The St Mary fisherman recalled that just over a year ago, he went fishing with two of his colleagues, but instead of making a catch the men found themselves stuck and without food.

“Wi bruk dung out deh. Wi go a deep and di engine bruk dung. Wi out deh how long and one of di man dem start bawl seh him woman tell him nuh fi go a sea. Mi a seh, 'Yow, once yuh come a sea yuh cyah have dem doubt deh. Mek wi try start di engine and go home back,'” Gordon recalled.

He told the Jamaica Observer North & East that after numerous attempts the boat failed to start.

“We a try but him still a bawl a seh him know him never did fi come a sea this morning and how him write him will and lef' it already. Mi seh, 'Man, but yuh nah go a sea fi go a sea? Yuh a go a sea fi get lef' a sea?'” he said.

The fisherman said he was determined to make it back home, even as the small boat drifted farther and farther.

“Mi draw di engine 'bout 40 times; Jerry draw 'bout 50; Tommy draw 'bout 20 and wi sit dung and wi tired. This a hours wi a talk 'bout and yuh naah see nothing name land. Wi just a drift and a drift. Far, far a sea wi deh. Wi sink land,” he said.

He recalled that having been stuck for hours “in the middle of nowhere”, a thought came to him.

“Wi fly the bonnet of di engine and look pon it. A one likkle wire bun offa it. Wi try itch on back di wire and when wi do dat and try again, believe mi, it start and wi nuh tun back, enuh. All now wi nuh look back,” Gordon, who was now chuckling, said.

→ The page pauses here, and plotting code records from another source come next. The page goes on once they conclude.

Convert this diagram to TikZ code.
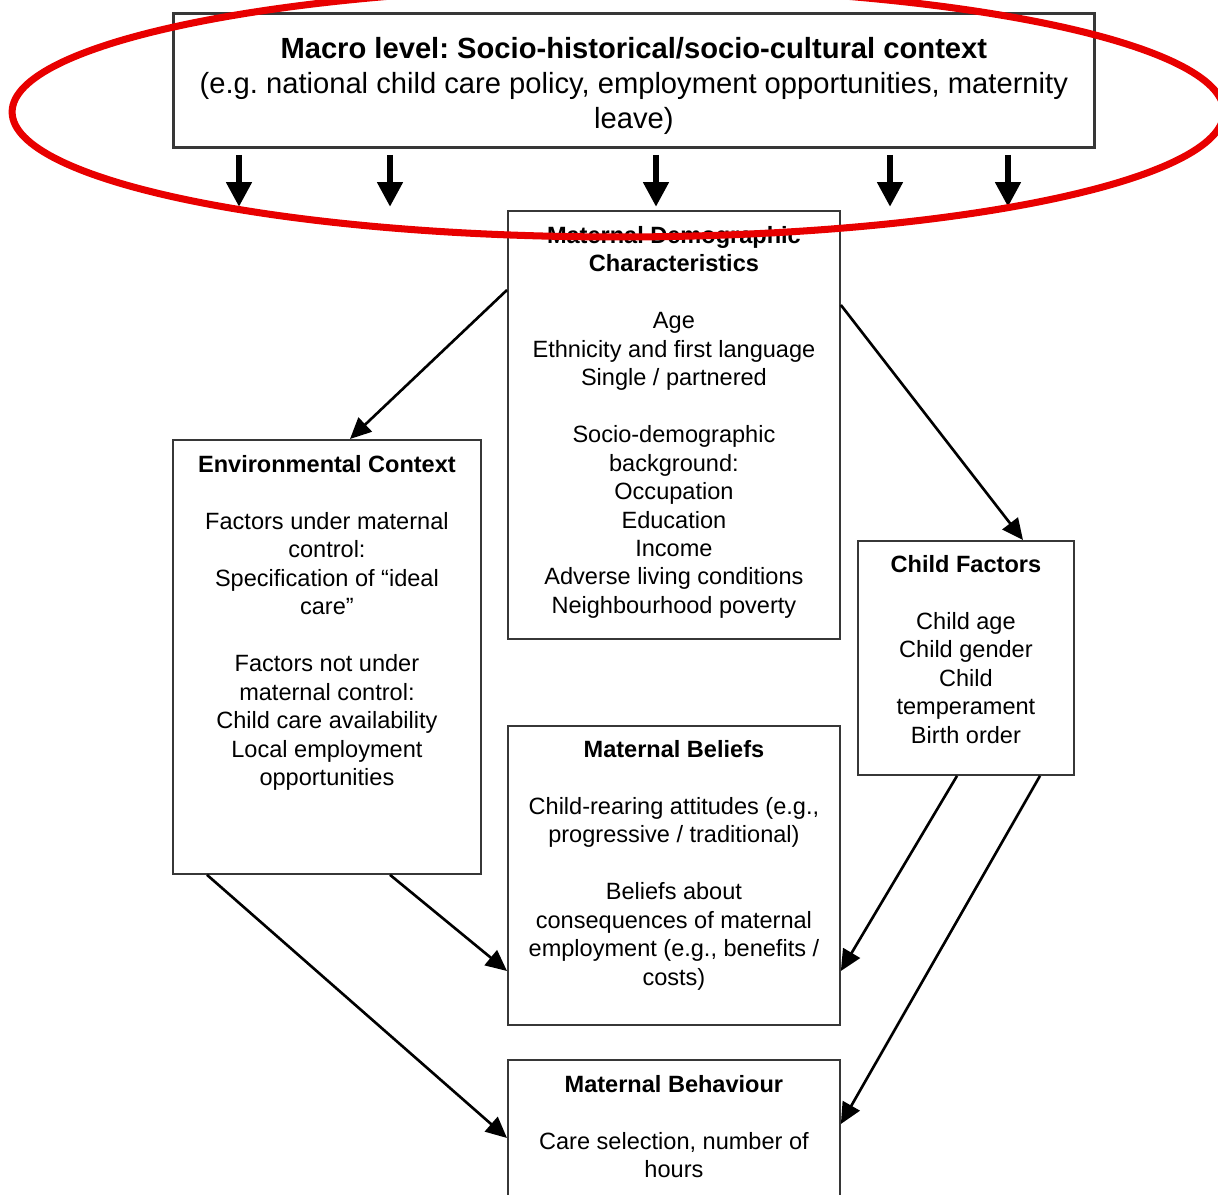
\documentclass[tikz,border=0pt]{standalone}
\usepackage{fontspec}
\setmainfont{Liberation Sans}
\frenchspacing
\usetikzlibrary{arrows.meta,calc}
\definecolor{ringred}{RGB}{232,0,0}
\definecolor{framegray}{RGB}{55,55,55}
\tikzset{
  box/.style={draw=framegray, line width=1.1pt, anchor=north west, inner sep=0pt},
  boxtext/.style={anchor=north, align=center, inner sep=0pt, font=\fontsize{13.4}{16.2}\selectfont},
  macrotext/.style={boxtext, font=\fontsize{16.6}{19.8}\selectfont},
  downarrow/.style={line width=3.2pt, -{Triangle[length=14pt,width=14pt]}},
  linkarrow/.style={line width=1.5pt, -{Triangle[length=12pt,width=11pt]}},
  ringline/.style={draw=ringred, line width=4pt},
}

\begin{document}
\begin{tikzpicture}[x=0.02cm,y=-0.02cm]
\useasboundingbox (0,0) rectangle (1218,1195);
\clip (0,0) rectangle (1218,1195);
% boxes
\node[box, line width=1.6pt, minimum width=18.42cm, minimum height=2.68cm] (macro) at (172,12) {};
\node[box, minimum width=6.64cm, minimum height=8.56cm] (demo) at (507,210) {};
\node[box, minimum width=6.16cm, minimum height=8.68cm] (env) at (172,439) {};
\node[box, minimum width=4.32cm, minimum height=4.68cm] (child) at (857,540) {};
\node[box, minimum width=6.64cm, minimum height=5.98cm] (beliefs) at (507,725) {};
\node[box, minimum width=6.64cm, minimum height=3.0cm] (behav) at (507,1059) {};
% texts
\node[macrotext] (macrotxt) at ($(macro.north)+(0,25)$)
  {\textbf{Macro level: Socio-historical/socio-cultural context}\\(e.g. national child care policy, employment opportunities, maternity\\leave)};
\node[boxtext] (demotxt) at ($(demo.north)+(0,16)$)
  {\textbf{Maternal Demographic}\\\textbf{Characteristics}\\[16.2pt]Age\\Ethnicity and first language\\Single / partnered\\[16.2pt]Socio-demographic\\background:\\Occupation\\Education\\Income\\Adverse living conditions\\Neighbourhood poverty};
\node[boxtext] (envtxt) at ($(env.north)+(0,16)$)
  {\textbf{Environmental Context}\\[16.2pt]Factors under maternal\\control:\\Specification of ``ideal\\care''\\[16.2pt]Factors not under\\maternal control:\\Child care availability\\Local employment\\opportunities};
\node[boxtext] (childtxt) at ($(child.north)+(0,15)$)
  {\textbf{Child Factors}\\[16.2pt]Child age\\Child gender\\Child\\temperament\\Birth order};
\node[boxtext] (beliefstxt) at ($(beliefs.north)+(0,15)$)
  {\textbf{Maternal Beliefs}\\[16.2pt]Child-rearing attitudes (e.g.,\\progressive / traditional)\\[16.2pt]Beliefs about\\consequences of maternal\\employment (e.g., benefits /\\costs)};
\node[boxtext] (behavtxt) at ($(behav.north)+(0,16)$)
  {\textbf{Maternal Behaviour}\\[16.2pt]Care selection, number of\\hours};
% arrows
\foreach \dx in {67,218,484,718,836}
  \draw[downarrow] ($(macro.south west)+(\dx,6)$) -- ++(0,52);
\draw[linkarrow] ($(demo.north west)+(0,80)$) -- ($(env.north west)+(178,0)$);
\draw[linkarrow] ($(demo.north east)+(0,95)$) -- ($(child.north west)+(166,0)$);
\draw[linkarrow] ($(env.south west)+(218,0)$) -- ($(beliefs.north west)+(0,246)$);
\draw[linkarrow] ($(env.south west)+(35,0)$) -- ($(behav.north west)+(0,79)$);
\draw[linkarrow] ($(child.south west)+(100,0)$) -- ($(beliefs.north east)+(0,246)$);
\draw[linkarrow] ($(child.south west)+(183,0)$) -- ($(behav.north east)+(0,65)$);
% red ring
\draw[ringline] (618,112) ellipse [x radius=12.12cm, y radius=2.5cm];
\end{tikzpicture}
\end{document}
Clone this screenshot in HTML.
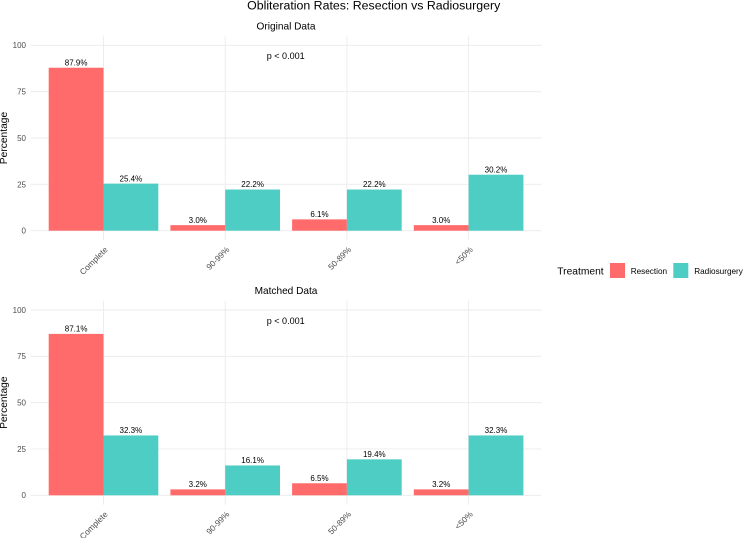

Gordon and the three men employed by him provide fish for the majority of the communities in the southern part of the parish.

“Wi provide snapper, grunt, butter fish, doctor fish, crab, lobster, and conch. Snapper is di one wi sell on a different price, but only that. The market good; we get support from the people dem inna di community and wi have outdoor people too,” he said, while explaining that once he returns from sea he places calls to his customers.

“Sometimes when wi come a seaside wi nuh have hand fi sell fish. Wi will deh here and di people dem a war. Sunday morning time a exciting time out here,” he added, noting that his earnings are used to maintain his three children.

The St Mary native also shared that it is a “fulfilling” feeling to be able to provide for his family through fishing.

“A man nuh fi come inna di business still fi di money. Yuh affi love it. If yuh don't love it, it nah go work out, because you have times when mi go sea and it still nuh gwaan good, but we just give thanks and say tomorrow again. Everyday a sail day, but a nuh everyday a fish day,'” he said.